Wechsel der Rechtsform Deutsche Firmen flüchten vor Mitbestimmung

Missbrauch der Niederlassungsfreiheit oder wachsende Internationalisierung?
Berlin DGB-Chef Reiner Hoffmann übt sich in Diplomatie. Der oberste Gewerkschafter prangert das „nächste Versagen unserer Wirtschaftselite“ an. Seiner Attacke auf den Präsidenten des Deutschen Industrie- und Handelskammertags (DIHK) schickt Hoffmann aber Versöhnliches voraus. Eric Schweitzer werde von ihm „persönlich durchaus geschätzt“, sagte Hoffmann auf einer Tagung vor 200 Gewerkschaftern. Was Schweitzer aber mit seinem Unternehmen gemacht habe, verurteilt Hoffmann kurz und bündig als „Flucht aus der Mitbestimmung“.
Schweitzer ist Mitgesellschafter der Berliner Entsorgungsfirma Alba Group. Deren Dachgesellschaft firmiert als Alba Group plc & Co. KG. Persönlich haftender Komplementär ist eine britische Rechtsform. Folge: Das Unternehmen hat zwar 8000 Mitarbeiter, unterliegt aber nicht der deutschen Mitbestimmung. Nach dem Gesetz müssen Aufsichtsräte bei Unternehmen mit mehr als 500 Beschäftigten zu einem Drittel Arbeitnehmervertreter sein, ab 2000 Beschäftigten sogar zur Hälfte.
Kein Einzelfall
Alba verteidigt die Umwandlung im Jahr 2011 mit der wachsenden Internationalisierung der Entsorgungs- und Recyclinggruppe, weist aber den Vorwurf, aus der Mitbestimmung zu fliehen, zurück. „In der Alba Group gibt es auf allen Ebenen eine betriebliche Mitbestimmung nach dem Betriebsverfassungsgesetz, einen mitbestimmten Aufsichtsrat hatten und haben wir nicht“, heißt es auf Anfrage.
Alba ist kein Einzelfall. Vor allem das alarmiert den Gewerkschaftsbund. Nach einer unveröffentlichten Studie der Böckler-Stiftung gibt es inzwischen 94 Unternehmen in Deutschland, die „Mitbestimmung im Aufsichtsrat durch Nutzung ausländischer Rechtsformen umgehen“. Seit 2011 habe die Umfirmierung rasant zugenommen, heißt es in der Studie, die dem Handelsblatt vorliegt.

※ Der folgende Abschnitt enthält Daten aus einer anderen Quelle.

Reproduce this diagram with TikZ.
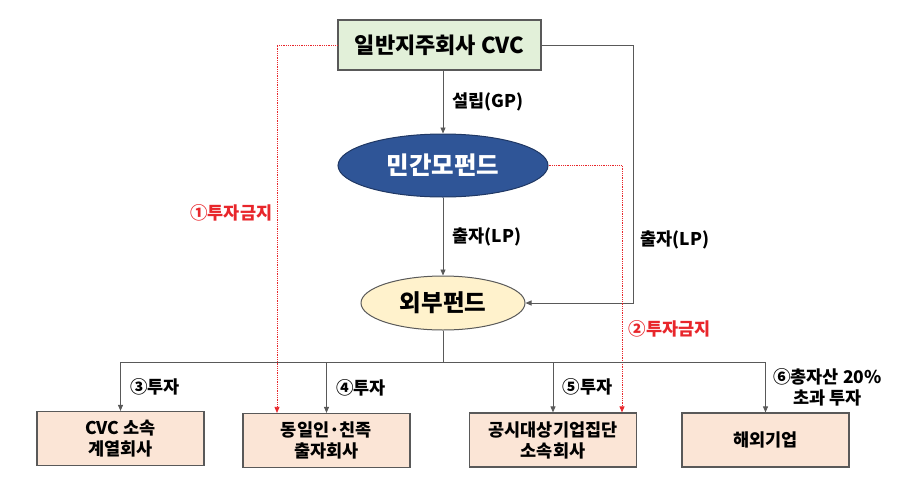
\documentclass[tikz,border=0pt]{standalone}
\usepackage{fontspec}
\setmainfont{Noto Sans CJK KR}
\usepackage{tikz}
\usetikzlibrary{shapes.geometric, arrows.meta, positioning}

\definecolor{lnGray}{HTML}{595959}
\definecolor{cvcGreen}{HTML}{E2F0D9}
\definecolor{fundBlue}{HTML}{2F5597}
\definecolor{fundEdge}{HTML}{203864}
\definecolor{extYellow}{HTML}{FFF2CC}
\definecolor{boxPeach}{HTML}{FBE5D6}
\definecolor{banRed}{HTML}{E8262B}

\begin{document}
\begin{tikzpicture}[
    x=1pt, y=-1pt,
    font=\bfseries,
    topbox/.style={draw=lnGray, line width=1.2pt, fill=cvcGreen, minimum width=203pt, minimum height=50pt, font=\bfseries\fontsize{22}{26}\selectfont},
    fundoval/.style={ellipse, draw=fundEdge, line width=1pt, fill=fundBlue, text=white, minimum width=210pt, minimum height=63pt, font=\bfseries\fontsize{24.5}{28}\selectfont},
    extoval/.style={ellipse, draw=lnGray, line width=1pt, fill=extYellow, minimum width=164pt, minimum height=54pt, font=\bfseries\fontsize{23.5}{28}\selectfont},
    firmbox/.style={draw=lnGray, line width=1.2pt, fill=boxPeach, align=center, minimum width=167pt, minimum height=54pt, font=\bfseries\fontsize{17.5}{21}\selectfont},
    lbl/.style={font=\bfseries\fontsize{17.5}{21}\selectfont, align=center},
    banlbl/.style={lbl, text=banRed},
    arr/.style={-{Triangle[length=6pt, width=5pt]}, draw=lnGray, line width=0.9pt},
    ban/.style={-{Triangle[length=6pt, width=5pt]}, draw=banRed, densely dotted, line width=0.8pt},
]
\useasboundingbox (0,0) rectangle (915,482);

% Top: holding company CVC and the two funds
\node[topbox] (cvc) at (439.5,45) {일반지주회사 CVC};
\node[fundoval] (priv) at (443,165.5) {민간모펀드};
\node[extoval] (ext) at (443,303) {외부펀드};

% Bottom: investee firms
\node[firmbox] (aff) at (120.5,438.5) {CVC 소속\\계열회사};
\node[firmbox] (peer) at (326.5,440.5) {동일인·친족\\출자회사};
\node[firmbox] (pub) at (553,440) {공시대상기업집단\\소속회사};
\node[firmbox] (abroad) at (765.5,440) {해외기업};

% Funding arrows
\draw[arr] (cvc.south -| priv.north) -- node[lbl, right=6pt] {설립(GP)} (priv.north);
\draw[arr] (priv.south) -- node[lbl, right=6pt] {출자(LP)} (ext.north);
\coordinate (rt) at (633,45);
\draw[arr] (cvc.east) -- (rt) |- node[lbl, pos=0.378, right=4pt] {출자(LP)} (ext.east);

% Prohibited investments
\draw[ban] (cvc.west) -| node[banlbl, pos=0.728, left=1pt] {①투자금지} ([xshift=-49.5]peer.north);
\draw[ban] (priv.east) -| node[banlbl, pos=0.83, right=3pt] {②투자금지} ([xshift=69]pub.north);

% Investment bus
\coordinate (bus) at (443,362);
\draw[lnGray, line width=0.9pt] (ext.south) -- (bus);
\draw[lnGray, line width=0.9pt] (bus -| aff.north) -- (bus -| abroad.north);
\draw[arr] (bus -| aff.north) -- node[lbl, right=6pt] {③투자} (aff.north);
\draw[arr] (bus -| peer.north) -- node[lbl, right=6pt] {④투자} (peer.north);
\draw[arr] (bus -| pub.north) -- node[lbl, right=6pt] {⑤투자} (pub.north);
\draw[arr] (bus -| abroad.north) -- node[lbl, right=4pt] {⑥총자산 20\%\\초과 투자} (abroad.north);
\end{tikzpicture}
\end{document}
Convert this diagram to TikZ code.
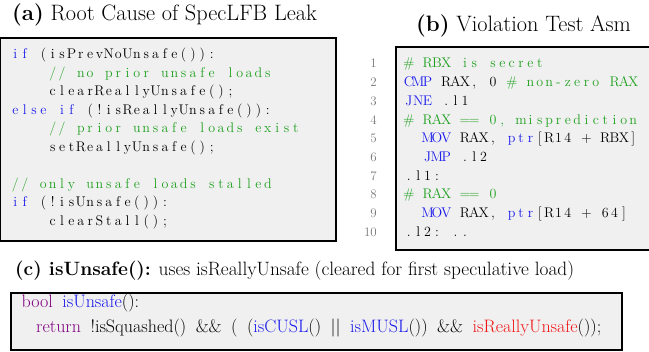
\documentclass[tikz,border=0pt]{standalone}
\usepackage{fontspec}
\usetikzlibrary{positioning}

\definecolor{cmtgreen}{RGB}{30,160,30}
\definecolor{kwblue}{RGB}{25,25,235}
\definecolor{typepurple}{RGB}{128,0,128}
\definecolor{errred}{RGB}{240,20,20}
\definecolor{lnogray}{RGB}{120,120,120}
\definecolor{boxgray}{RGB}{240,240,240}

% fixed-width code columns, one cell per character
\newlength\fxw
\setlength\fxw{9.35pt}
\ExplSyntaxOn
\tl_new:N \l_fx_tl
\NewDocumentCommand \fx { m }
  {
    \tl_set:Nn \l_fx_tl { #1 }
    \tl_replace_all:Nnn \l_fx_tl { ~ } { { } }
    \tl_map_inline:Nn \l_fx_tl { \makebox[\fxw][c]{##1} }
  }
\ExplSyntaxOff
\newcommand\kw[1]{\textcolor{kwblue}{\fx{#1}}}
\newcommand\cm[1]{\textcolor{cmtgreen}{\fx{#1}}}
\newcommand\widesp{\spaceskip=9.5pt\relax}

\begin{document}
\begin{tikzpicture}[x=1pt, y=-1pt,
  panel/.style={draw, line width=1.1pt, fill=boxgray},
  title/.style={anchor=base west, inner sep=0pt, font=\fontsize{22.3}{25}\selectfont},
  code/.style={anchor=base west, inner sep=0pt, font=\fontsize{14}{16}\selectfont},
  lno/.style={anchor=base east, inner sep=0pt, text=lnogray, font=\fontsize{13}{16}\selectfont},
  plain/.style={anchor=base west, inner sep=0pt, font=\fontsize{18}{21}\selectfont}]

  \useasboundingbox (0,0) rectangle (649,352);

  % panel frames
  \draw[panel] (0,38) rectangle (336,241);
  \draw[panel] (396,47) rectangle (655,250);
  \draw[panel] (11,293) rectangle (622,350);

  % titles
  \node[title] (ta) at (12,21) {\textbf{(a)} Root Cause of SpecLFB Leak};
  \node[title] (tb) at (416,32) {\textbf{(b)} Violation Test Asm};
  \node[title, font=\fontsize{19.3}{22}\selectfont] (tc) at (15,276)
    {\textbf{(c) isUnsafe():} uses isReallyUnsafe (cleared for first speculative load)};

  % (a) root cause
  \node[code] (a1) at (10.5,59) {\kw{if}\fx{ (isPrevNoUnsafe()):}};
  \node[code] (a2) at (47.9,77.5) {\cm{// no prior unsafe loads}};
  \node[code] (a3) at (47.9,96) {\fx{clearReallyUnsafe();}};
  \node[code] (a4) at (10.5,114.5) {\kw{else if}\fx{ (!isReallyUnsafe()):}};
  \node[code] (a5) at (47.9,133) {\cm{// prior unsafe loads exist}};
  \node[code] (a6) at (47.9,151.5) {\fx{setReallyUnsafe();}};
  \node[code] (a8) at (10.5,188.5) {\cm{// only unsafe loads stalled}};
  \node[code] (a9) at (10.5,207) {\kw{if}\fx{ (!isUnsafe()):}};
  \node[code] (a10) at (47.9,225.5) {\fx{clearStall();}};

  % (b) test asm
  \foreach \i in {1,...,10}
    \node[lno] (n\i) at (377,{68+18.7*(\i-1)}) {\i};
  \node[code] (b1) at (404,68) {\cm{\# RBX is secret}};
  \node[code] (b2) at (404,86.7) {\kw{CMP}\fx{ RAX, 0 }\cm{\# non-zero RAX}};
  \node[code] (b3) at (404,105.4) {\kw{JNE}\fx{ .l1}};
  \node[code] (b4) at (404,124.1) {\cm{\# RAX == 0, misprediction}};
  \node[code] (b5) at (422.7,142.8) {\kw{MOV}\fx{ RAX, }\kw{ptr}\fx{[R14 + RBX]}};
  \node[code] (b6) at (422.7,161.5) {\kw{JMP}\fx{ .l2}};
  \node[code] (b7) at (404,180.2) {\fx{.l1:}};
  \node[code] (b8) at (404,198.9) {\cm{\# RAX == 0}};
  \node[code] (b9) at (422.7,217.6) {\kw{MOV}\fx{ RAX, }\kw{ptr}\fx{[R14 + 64]}};
  \node[code] (b10) at (404,236.3) {\fx{.l2: ..}};

  % (c) isUnsafe
  \node[plain] (c1) at (21.5,308)
    {\widesp\textcolor{typepurple}{bool} \textcolor{kwblue}{isUnsafe}():};
  \node[plain] (c2) at (36,333)
    {\widesp\textcolor{typepurple}{return} !isSquashed() \&\& ( (\textcolor{kwblue}{isCUSL}() || \textcolor{kwblue}{isMUSL}()) \&\& \textcolor{errred}{isReallyUnsafe}());};
\end{tikzpicture}
\end{document}
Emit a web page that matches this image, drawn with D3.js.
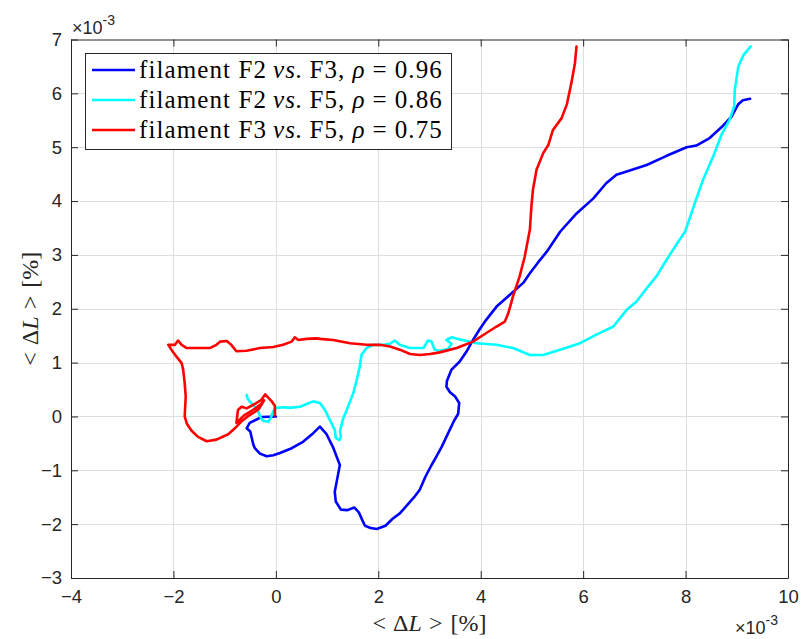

Ein bekanntes Beispiel ist etwa die Fluggesellschaft Air Berlin, die ebenfalls als britische plc firmiert. Vor dem Jahr 2000 gab es laut Studie der Böckler-Stiftung lediglich 20 größere Firmen in Deutschland mit ausländischer Rechtsform, die normalerweise der Mitbestimmung unterliegen würden. Seitdem hat die Umfirmierung in eine Auslandsgesellschaft an Fahrt gewonnen. Auslöser war ein Urteil des Europäischen Gerichtshofs zur Niederlassungsfreiheit.
Neues Schlupfloch befürchtet
Seitdem konkurrieren deutsche Kapitalgesellschaften wie AG oder GmbH mit der Europa AG (SE) und mit ausländischen Rechtsformen wie der niederländischen B.V., der britischen Ltd. oder plc oder österreichischen wie luxemburgischen GmbHs oder AGs.
DGB-Chef Hoffmann sieht in der Entwicklung den Versuch der Unternehmen, ganz „bewusst die Möglichkeiten der Niederlassungsfreiheit in Europa zu missbrauchen, um Mitbestimmung zu umgehen“.
Gefahr für die Mitbestimmung, die in Sonntagsreden gern als Garant für Nachhaltigkeit und Stabilität der deutschen Wirtschaft gilt, droht aber noch von anderer Seite. Die EU-Kommission hat 2014 einen Richtlinienvorschlag für eine europäische Einpersonengesellschaft vorgelegt. Würde der Entwurf so umgesetzt, müssten künftig der juristische und der faktische Firmensitz nicht mehr identisch sein.
Gewerkschafter fürchten ein neues Schlupfloch. Ein Unternehmen, das ausschließlich in Deutschland produziert, könnte trotzdem beispielsweise von einer britischen Ltd. gesteuert werden. Auch die Bundesregierung sieht das sehr kritisch. Justizminister Heiko Maas (SPD) lehnt den EU-Entwurf in dieser Form rundweg ab.
DGB-Chef Reiner Hoffmann hat für 2015 einen Plan. Er startete die „offensive Mitbestimmung“. Es sieht aber so aus, als müsste der Gewerkschaftsführer erst einmal die Linien gegen Unternehmer und die Europäische Kommission verteidigen.